--- Required task ---
Without the pictures, return exactly the lines from the one with "Rebuild this chart" through the one with "x_decades = [0.1, 1, 10, 100]". Both end lines belong in the copy.

— BEGIN Given data —

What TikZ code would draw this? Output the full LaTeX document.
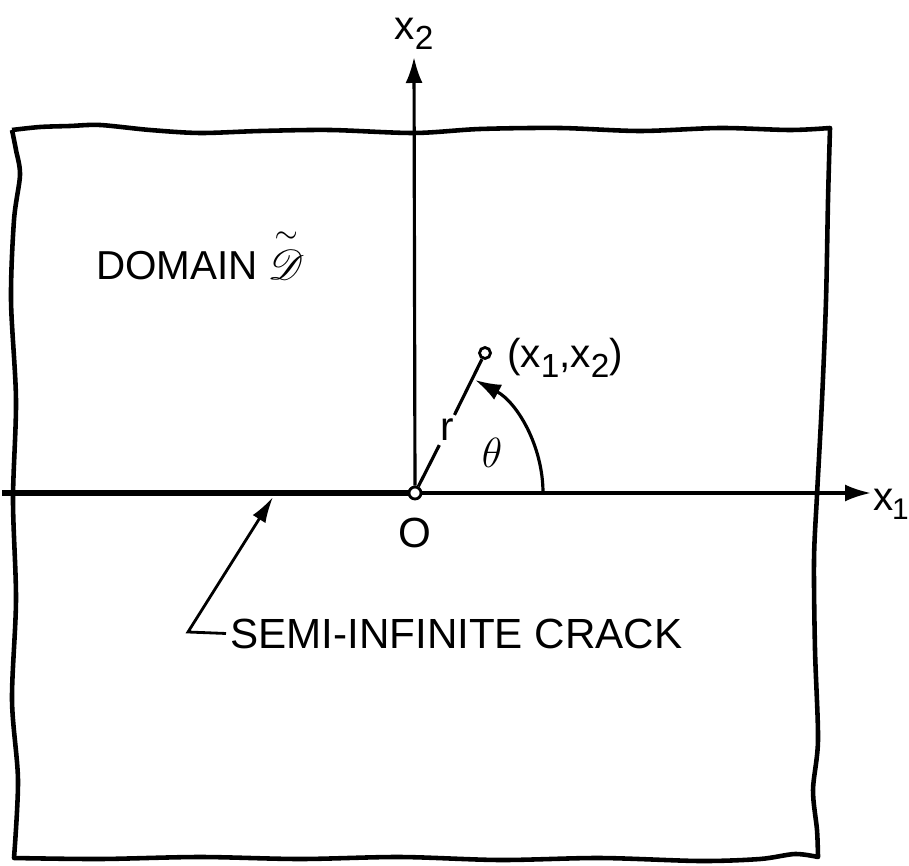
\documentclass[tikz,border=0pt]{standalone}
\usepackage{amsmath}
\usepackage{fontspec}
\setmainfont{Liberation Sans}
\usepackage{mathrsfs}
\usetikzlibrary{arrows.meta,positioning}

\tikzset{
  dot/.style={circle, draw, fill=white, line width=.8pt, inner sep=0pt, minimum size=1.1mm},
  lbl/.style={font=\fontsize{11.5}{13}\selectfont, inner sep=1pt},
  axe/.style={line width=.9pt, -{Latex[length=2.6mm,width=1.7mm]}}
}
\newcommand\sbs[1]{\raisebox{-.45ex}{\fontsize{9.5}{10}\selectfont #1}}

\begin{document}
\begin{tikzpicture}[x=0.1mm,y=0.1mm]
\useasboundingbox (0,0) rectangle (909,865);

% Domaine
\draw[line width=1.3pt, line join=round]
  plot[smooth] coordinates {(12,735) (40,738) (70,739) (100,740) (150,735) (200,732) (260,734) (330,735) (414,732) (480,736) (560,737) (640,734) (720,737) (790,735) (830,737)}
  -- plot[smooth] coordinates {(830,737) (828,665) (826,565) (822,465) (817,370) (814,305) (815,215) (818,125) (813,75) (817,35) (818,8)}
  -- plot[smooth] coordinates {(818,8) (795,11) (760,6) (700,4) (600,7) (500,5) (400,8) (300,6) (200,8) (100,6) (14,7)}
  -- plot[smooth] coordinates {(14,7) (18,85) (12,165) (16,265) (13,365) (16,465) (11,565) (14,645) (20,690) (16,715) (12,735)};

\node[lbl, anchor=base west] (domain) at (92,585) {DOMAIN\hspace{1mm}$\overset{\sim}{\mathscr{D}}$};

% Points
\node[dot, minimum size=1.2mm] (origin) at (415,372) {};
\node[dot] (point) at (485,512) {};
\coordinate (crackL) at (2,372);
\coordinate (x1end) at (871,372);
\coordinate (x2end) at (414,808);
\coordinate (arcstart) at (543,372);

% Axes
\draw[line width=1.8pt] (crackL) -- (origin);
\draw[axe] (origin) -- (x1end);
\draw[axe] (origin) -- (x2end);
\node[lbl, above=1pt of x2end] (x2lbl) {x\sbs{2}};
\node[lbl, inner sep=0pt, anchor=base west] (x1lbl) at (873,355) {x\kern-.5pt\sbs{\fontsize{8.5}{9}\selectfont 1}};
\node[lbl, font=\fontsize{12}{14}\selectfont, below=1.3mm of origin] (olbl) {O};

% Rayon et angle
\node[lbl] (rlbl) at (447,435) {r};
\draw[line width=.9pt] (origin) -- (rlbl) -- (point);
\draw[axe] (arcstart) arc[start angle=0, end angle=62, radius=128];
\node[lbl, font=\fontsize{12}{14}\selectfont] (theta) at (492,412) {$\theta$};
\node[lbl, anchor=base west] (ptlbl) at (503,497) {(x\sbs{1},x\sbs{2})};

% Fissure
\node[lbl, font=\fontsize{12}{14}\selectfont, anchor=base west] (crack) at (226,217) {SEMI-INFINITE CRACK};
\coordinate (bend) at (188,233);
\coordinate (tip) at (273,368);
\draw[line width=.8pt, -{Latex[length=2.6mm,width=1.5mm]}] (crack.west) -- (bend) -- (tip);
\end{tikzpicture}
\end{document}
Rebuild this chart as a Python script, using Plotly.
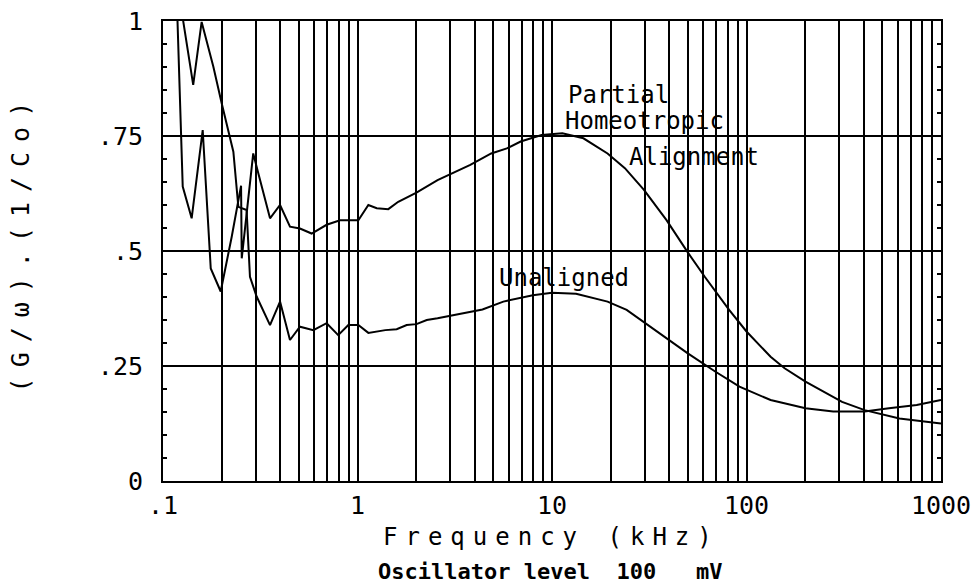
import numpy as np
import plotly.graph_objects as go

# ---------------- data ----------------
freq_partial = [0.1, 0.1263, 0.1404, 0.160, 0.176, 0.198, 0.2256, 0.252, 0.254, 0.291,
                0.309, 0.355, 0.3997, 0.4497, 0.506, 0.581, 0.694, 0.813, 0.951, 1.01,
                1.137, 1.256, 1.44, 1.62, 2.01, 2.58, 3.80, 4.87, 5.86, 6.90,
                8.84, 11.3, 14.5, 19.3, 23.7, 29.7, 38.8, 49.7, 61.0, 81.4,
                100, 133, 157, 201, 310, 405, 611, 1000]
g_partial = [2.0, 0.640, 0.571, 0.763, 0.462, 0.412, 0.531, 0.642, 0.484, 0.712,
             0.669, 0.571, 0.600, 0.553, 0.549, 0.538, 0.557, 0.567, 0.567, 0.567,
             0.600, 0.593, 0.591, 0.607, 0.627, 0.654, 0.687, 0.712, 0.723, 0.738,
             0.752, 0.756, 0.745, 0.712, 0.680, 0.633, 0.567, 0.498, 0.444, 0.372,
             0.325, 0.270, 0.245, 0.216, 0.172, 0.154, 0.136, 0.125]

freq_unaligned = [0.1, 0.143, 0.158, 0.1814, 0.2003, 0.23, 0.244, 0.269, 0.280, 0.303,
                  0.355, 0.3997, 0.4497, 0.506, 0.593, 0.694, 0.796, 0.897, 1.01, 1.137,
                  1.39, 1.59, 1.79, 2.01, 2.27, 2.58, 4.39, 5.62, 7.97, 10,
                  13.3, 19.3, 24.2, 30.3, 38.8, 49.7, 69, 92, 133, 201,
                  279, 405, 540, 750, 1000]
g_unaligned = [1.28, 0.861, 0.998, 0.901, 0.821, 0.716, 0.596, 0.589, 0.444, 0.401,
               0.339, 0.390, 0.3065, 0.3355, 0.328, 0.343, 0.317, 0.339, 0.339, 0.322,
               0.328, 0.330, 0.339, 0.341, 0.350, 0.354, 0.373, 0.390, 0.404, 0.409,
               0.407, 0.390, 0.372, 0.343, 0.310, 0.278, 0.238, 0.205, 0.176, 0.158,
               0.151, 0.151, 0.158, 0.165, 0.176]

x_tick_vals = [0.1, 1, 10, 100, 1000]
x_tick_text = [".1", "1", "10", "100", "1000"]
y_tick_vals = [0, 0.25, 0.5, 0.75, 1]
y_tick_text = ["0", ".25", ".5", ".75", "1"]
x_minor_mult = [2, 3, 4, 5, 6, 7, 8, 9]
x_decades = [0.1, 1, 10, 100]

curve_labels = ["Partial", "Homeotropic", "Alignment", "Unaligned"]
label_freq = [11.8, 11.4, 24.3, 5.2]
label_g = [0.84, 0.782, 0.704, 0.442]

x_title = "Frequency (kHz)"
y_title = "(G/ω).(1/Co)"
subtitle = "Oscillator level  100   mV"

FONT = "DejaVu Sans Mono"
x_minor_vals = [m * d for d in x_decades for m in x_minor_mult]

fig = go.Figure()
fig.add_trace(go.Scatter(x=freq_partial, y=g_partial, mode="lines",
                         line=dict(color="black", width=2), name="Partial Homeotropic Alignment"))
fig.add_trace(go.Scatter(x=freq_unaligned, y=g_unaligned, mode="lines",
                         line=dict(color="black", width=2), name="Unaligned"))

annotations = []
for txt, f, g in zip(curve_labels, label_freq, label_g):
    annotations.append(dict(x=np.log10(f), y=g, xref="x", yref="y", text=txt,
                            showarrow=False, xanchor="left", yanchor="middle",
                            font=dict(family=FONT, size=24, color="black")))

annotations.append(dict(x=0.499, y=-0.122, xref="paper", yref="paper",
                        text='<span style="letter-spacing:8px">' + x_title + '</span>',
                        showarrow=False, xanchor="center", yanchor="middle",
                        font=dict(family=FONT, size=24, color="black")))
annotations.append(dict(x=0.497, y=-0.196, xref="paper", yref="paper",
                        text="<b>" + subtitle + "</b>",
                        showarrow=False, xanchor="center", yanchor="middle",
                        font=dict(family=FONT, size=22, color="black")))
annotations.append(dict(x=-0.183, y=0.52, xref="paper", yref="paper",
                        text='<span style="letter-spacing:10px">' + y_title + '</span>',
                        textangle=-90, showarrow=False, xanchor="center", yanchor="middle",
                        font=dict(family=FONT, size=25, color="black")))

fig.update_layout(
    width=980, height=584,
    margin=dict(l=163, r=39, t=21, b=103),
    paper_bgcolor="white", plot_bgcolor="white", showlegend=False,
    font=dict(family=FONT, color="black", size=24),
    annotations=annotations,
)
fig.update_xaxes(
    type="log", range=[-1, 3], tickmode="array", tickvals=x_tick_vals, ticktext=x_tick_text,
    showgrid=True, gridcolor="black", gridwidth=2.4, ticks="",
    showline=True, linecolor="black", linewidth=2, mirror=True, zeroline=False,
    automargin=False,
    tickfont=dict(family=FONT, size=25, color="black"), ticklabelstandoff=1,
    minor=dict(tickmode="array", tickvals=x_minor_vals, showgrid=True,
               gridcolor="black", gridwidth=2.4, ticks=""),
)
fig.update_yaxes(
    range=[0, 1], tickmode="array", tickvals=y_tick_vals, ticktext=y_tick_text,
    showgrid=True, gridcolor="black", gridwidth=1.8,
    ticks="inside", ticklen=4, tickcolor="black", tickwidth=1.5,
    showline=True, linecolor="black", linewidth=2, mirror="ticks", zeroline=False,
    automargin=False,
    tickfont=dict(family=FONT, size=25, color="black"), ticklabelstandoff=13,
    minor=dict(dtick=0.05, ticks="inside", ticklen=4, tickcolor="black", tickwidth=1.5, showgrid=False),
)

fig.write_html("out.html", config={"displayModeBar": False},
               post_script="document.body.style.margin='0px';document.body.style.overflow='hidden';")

— END Given data —

--- Finished exercise ---
Rebuild this chart as a Python script, using Plotly.
import numpy as np
import plotly.graph_objects as go

# ---------------- data ----------------
freq_partial = [0.1, 0.1263, 0.1404, 0.160, 0.176, 0.198, 0.2256, 0.252, 0.254, 0.291,
                0.309, 0.355, 0.3997, 0.4497, 0.506, 0.581, 0.694, 0.813, 0.951, 1.01,
                1.137, 1.256, 1.44, 1.62, 2.01, 2.58, 3.80, 4.87, 5.86, 6.90,
                8.84, 11.3, 14.5, 19.3, 23.7, 29.7, 38.8, 49.7, 61.0, 81.4,
                100, 133, 157, 201, 310, 405, 611, 1000]
g_partial = [2.0, 0.640, 0.571, 0.763, 0.462, 0.412, 0.531, 0.642, 0.484, 0.712,
             0.669, 0.571, 0.600, 0.553, 0.549, 0.538, 0.557, 0.567, 0.567, 0.567,
             0.600, 0.593, 0.591, 0.607, 0.627, 0.654, 0.687, 0.712, 0.723, 0.738,
             0.752, 0.756, 0.745, 0.712, 0.680, 0.633, 0.567, 0.498, 0.444, 0.372,
             0.325, 0.270, 0.245, 0.216, 0.172, 0.154, 0.136, 0.125]

freq_unaligned = [0.1, 0.143, 0.158, 0.1814, 0.2003, 0.23, 0.244, 0.269, 0.280, 0.303,
                  0.355, 0.3997, 0.4497, 0.506, 0.593, 0.694, 0.796, 0.897, 1.01, 1.137,
                  1.39, 1.59, 1.79, 2.01, 2.27, 2.58, 4.39, 5.62, 7.97, 10,
                  13.3, 19.3, 24.2, 30.3, 38.8, 49.7, 69, 92, 133, 201,
                  279, 405, 540, 750, 1000]
g_unaligned = [1.28, 0.861, 0.998, 0.901, 0.821, 0.716, 0.596, 0.589, 0.444, 0.401,
               0.339, 0.390, 0.3065, 0.3355, 0.328, 0.343, 0.317, 0.339, 0.339, 0.322,
               0.328, 0.330, 0.339, 0.341, 0.350, 0.354, 0.373, 0.390, 0.404, 0.409,
               0.407, 0.390, 0.372, 0.343, 0.310, 0.278, 0.238, 0.205, 0.176, 0.158,
               0.151, 0.151, 0.158, 0.165, 0.176]

x_tick_vals = [0.1, 1, 10, 100, 1000]
x_tick_text = [".1", "1", "10", "100", "1000"]
y_tick_vals = [0, 0.25, 0.5, 0.75, 1]
y_tick_text = ["0", ".25", ".5", ".75", "1"]
x_minor_mult = [2, 3, 4, 5, 6, 7, 8, 9]
x_decades = [0.1, 1, 10, 100]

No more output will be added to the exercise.